When, if ever, should we know what the City of Ottawa has produced in response to a access to information (ATIP) request? Immediately is one answer. Never is the current practice.
The City of Ottawa should shift to something in between, to a sweet spot where ATIP responses are released as opendata, automatically, after some delay. This would increase the public's access to public information while retaining the media's legitimate desire for short term secrecy.
In that vein, OttWatch is now publishing the list of ATIP requests that are made to the City of Ottawa. The first batch from January to June 2013 is now online. The database contains only request summaries - not the responses. But armed with the MFIPPA number it should be easy and inexpensive to request a copy of the original response.
OttWatch posesses the ATIP request list for July and August as well, but for the moment that data will be embargoed.
What impact does this new information have on the public? Ottawa has a flourishing community of civic activists who volunteer their time in advancement of their cause. It is clear individuals are already using ATIP requests to further their goals. In March an individual filed A-2013-00196, requesting a copy of all FOI responses in 2012. Someone else is interested in flouride.
Why the data was valuable to these individuals can never be known, but it is clear that the general public can also benefit from this data now that it has been created. OttWatch will leverage the completed 2012 ATIP request to augment this very database. Lots of people have concerns about flouride in our drinking water - but not all of them would have the agency to extract information from the city.
Proactive release of ATIP responses benefits the general public by lowering barriers to participation. Some members of the public have the agency to compose, file, and pay for ATIP requests. The resulting data is likely shared within their community but can go no further. Another member of the public, advocating on the same issue, for understandable reasons may find the ATIP process too burdensome.
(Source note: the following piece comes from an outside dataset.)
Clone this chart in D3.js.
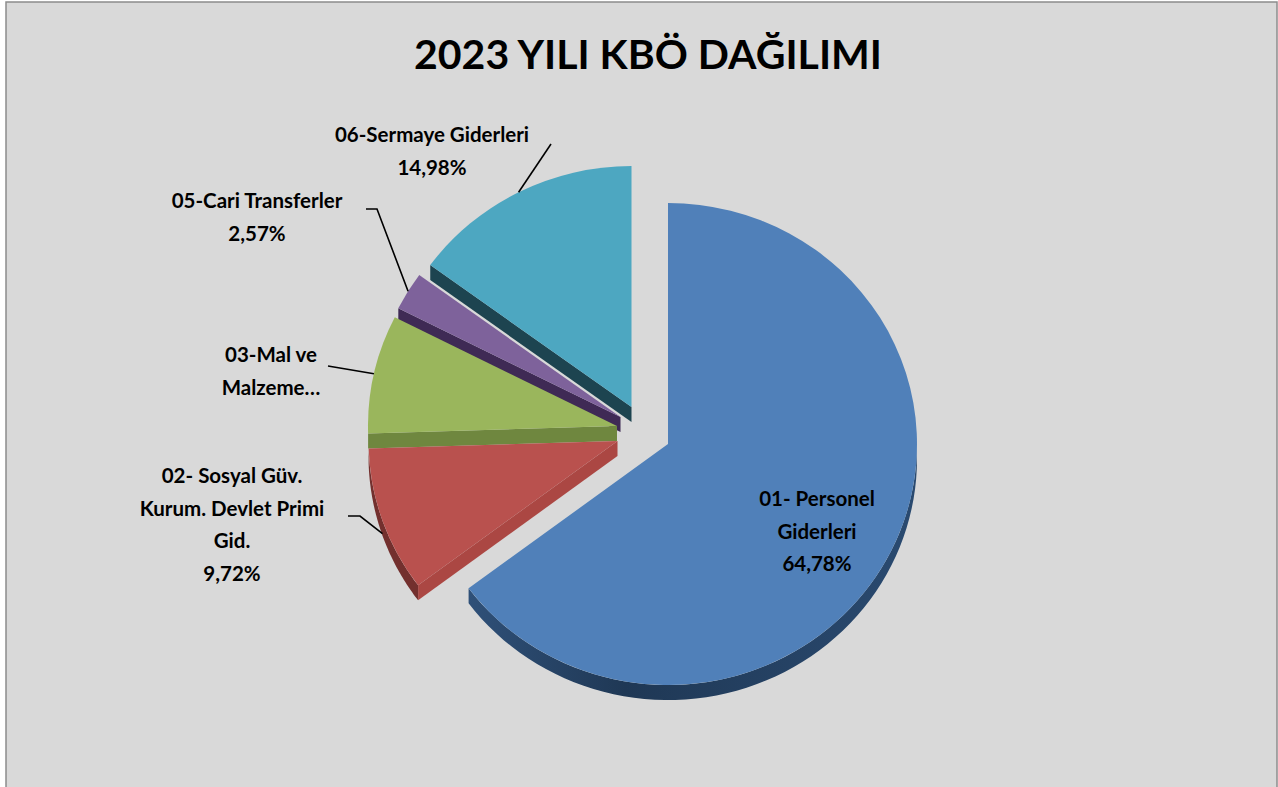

They are now prevented from fully participating in their community, which is against their and the general public's interest.
Releasing all ATIP responses to the public would enable more people to participate, to everyone's benefit.
Journalists leverage ATIP requests to obtain information from the city that they otherwise can't get. Without a doubt its in the public's interest to support investigative journalism. If ATIP responses are published freely to everyone, does any negative impact on the media negate any other benefits to the general public? That question is why OttWatch will embargo the ATIP database for a period of time. Your thoughts on this will shape how long that time will be.
David Reevely, Ottawa Citizen, touched on incentives, competition and the need for secrecy while summarizing a different kind of oversharing problem:
short-term secrecy is essential to competition among reporters, which is what drives us to find out things that your government would rather you didn’t know.
An obvious objection to releasing ATIP responses to the public, for free, is the original requestor paid for it to be created. The cost can be low. OttWatch paid only $10 for the January to August ATIP list but abandoned an earlier $450 request.
The media don't have infinite budgets to extract data from the city. Would knowing their ATIP response would be shared freely with their competitors influence their decision to file one in the first place? What if there was some delay, creating enough short term secrecy?
Conversely, the public may benefit from journalists having access to their competitors ATIP responses, eventually. In February a journalist asked for information about Ottawa's film studio endeavor. On May 5th two more requests were filed. It's possible this was one reporter filing requests at different times from different angles. Or multiple reporters were all chasing the same story.
Duplication of effort is expected in a competitive market. But at some point that duplication, due to ATIP responses remaining hidden forever, harms the public interest instead of serving it. As a whole, would journalists be able to develop stories more effectively if they could benefit from freely available ATIP responses?
This isn't limited to only their competitors requests. Might requests from the public lead to stories?
One example is A-2013-00010, filed by the government itself, for bike crash data on NCC pathways since 2005. Is there a story waiting to be told inside that data? Why did someone want traffic camera video for Terry Fox and Hazeldean for a one hour period on April 24th? Is there a story in there? Same for Campeau and March on Dec 11, 2012.
Should we set aside the media's interests when it comes to ATIP policies? David Eaves, an open-government activist and newly appointed member of Ontario's task force on Open Government, would say yes.
In "Why Journalists Should Support Putting Access to Information Requests Online Immediately" Eaves challenges the notion that access requests are primarily a tool the media uses to pry open government business, an opinion people share with him often. Instead he returns to the original purpose of access legislation:
Access to information laws were not created to give specific journalists scoops – they were designed to maximize the public’s capacity to access government information. Protecting a media company’s business model is not the role of access laws. It isn’t even in the spirit of the law.
It is in the public's interest to have ATIP responses made available so the full benefits of that data can be realized. Eaves' arguments for why the release should be immediate are compelling. The media have defensible reasons against immediate release.
Should Ottawa release ATIP data immediately, after some delay, or continue the current practice?
Look for July's MFIPPA data to be released on OttWatch in December, August's in January 2014, and so on.